Когда начинаются крупные катаклизьмы, я замираю, как насекомое, застигнутое врасплох.
Не хочу вникать и анализировать. Меня здесь нет, я просто сухая веточка, часть пейзажа.
Боюсь толпы и всего ужасного, что она может совершить: давки, линча, погрома.
Боюсь берсеркиера со взрывным устройством, с красной пеной на губах, уничтожающего толпу в течение секунд.
Продолжаю щебетать о своем, о девичьем, об искусстве и хороших людях, сознавая, насколько это никому не нужно.
-Ну, и что, - говорю я - это вечное.
Я не могу полемизировать с лицемерами, виртуозно ругаться с хамьем, изничтожать словесно врагов. От этого мне нехорошо.
И я застываю, надаясь, что меня не заметят. Уползаю к себе в уголок и пережидаю.

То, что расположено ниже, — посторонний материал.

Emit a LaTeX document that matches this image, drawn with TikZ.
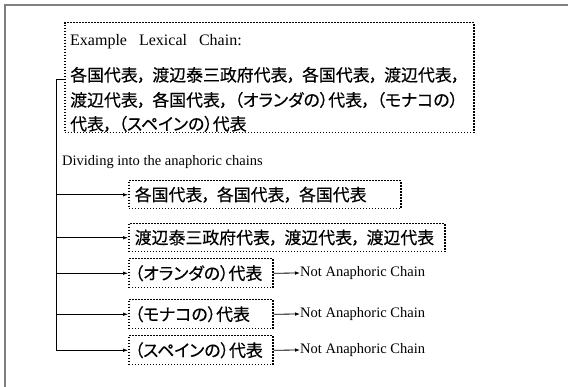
\documentclass[tikz,border=0pt]{standalone}
\usepackage{fontspec}
\setmainfont{Liberation Serif}
\newfontfamily\jp[RawFeature=+palt, FakeBold=0.4]{Noto Sans CJK JP}
\usetikzlibrary{arrows.meta}
\newcommand\jc{，\hspace{0.36em}}
\newcommand\boxtxt[2]{\makebox[#1][l]{#2}}
\begin{document}
\begin{tikzpicture}[x=1pt,y=-1pt,
  jfont/.style={font=\jp\fontsize{16.9}{20}\selectfont},
  dbox/.style={draw, line width=1.5pt, dash pattern=on 1.5pt off 1.5pt, inner ysep=0pt, inner xsep=6pt, anchor=north west, jfont},
  jtxt/.style={jfont, inner sep=0pt, anchor=west},
  etxt/.style={font=\fontsize{14.5}{17}\selectfont, inner sep=0pt, anchor=west},
  arr/.style={line width=0.8pt, -{Latex[length=5pt,width=3.6pt]}},
  frame/.style={draw=black!50, line width=1.5pt}]
\useasboundingbox (0,0) rectangle (568,387);
% outer frame (cropped)
\draw[frame] (5,387) -- (5,5) -- (568,5);
% top box
\node[dbox, minimum width=409pt, minimum height=110pt] (tb) at (64,22) {};
\node[etxt, font=\fontsize{16}{18}\selectfont] (ex) at (70,42) {Example\hspace{0.5em} Lexical\hspace{0.5em} Chain:};
\node[jtxt] (l1) at (70,75) {各国代表\jc 渡辺泰三政府代表\jc 各国代表\jc 渡辺代表，};
\node[jtxt] (l2) at (70,100) {渡辺代表\jc 各国代表\jc （オランダの）代表\jc （モナコの）};
\node[jtxt] (l3) at (70,124) {代表\jc （スペインの）代表};
% dividing label
\node[etxt] (dv) at (62,162) {Dividing into the anaphoric chains};
% chain boxes
\node[dbox, minimum height=28pt] (b1) at (128,180) {\boxtxt{260pt}{各国代表\jc 各国代表\jc 各国代表}};
\node[dbox, minimum height=28pt] (b2) at (128,223) {\boxtxt{304pt}{渡辺泰三政府代表\jc 渡辺代表\jc 渡辺代表}};
\node[dbox, minimum height=29pt] (b3) at (128,258) {\boxtxt{132pt}{（オランダの）代表}};
\node[dbox, minimum height=29pt] (b4) at (128,299) {\boxtxt{132pt}{（モナコの）代表}};
\node[dbox, minimum height=29pt] (b5) at (128,335) {\boxtxt{132pt}{（スペインの）代表}};
% not anaphoric labels
\node[etxt] (n3) at (300,273) {Not Anaphoric Chain};
\node[etxt] (n4) at (300,314) {Not Anaphoric Chain};
\node[etxt] (n5) at (300,350) {Not Anaphoric Chain};
% bracket
\coordinate (br) at (56,79);
\draw[line width=0.8pt] (br -| tb.west) -- (br) -- (br |- b5);
\draw[arr] (br |- b1) -- (b1);
\draw[arr] (br |- b2) -- (b2);
\draw[arr] (br |- b3) -- (b3);
\draw[arr] (br |- b4) -- (b4);
\draw[arr] (br |- b5) -- (b5);
\draw[arr] (b3.east) -- (n3.west);
\draw[arr] (b4.east) -- (n4.west);
\draw[arr] (b5.east) -- (n5.west);
\end{tikzpicture}
\end{document}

-Что ж, - говорю я, - не я первая,не я последняя.
И без меня разберутся.
"...и хрипло кричат им птицы:
что мир останется прежним,
да, останется прежним,
ослепительно снежным,
и сомнительно нежным,
мир останется лживым,
мир останется вечным,
может быть, постижимым,
но все-таки бесконечным.
И, значит, не будет толка
от веры в себя да в Бога.
...И, значит, остались только
иллюзия и дорога."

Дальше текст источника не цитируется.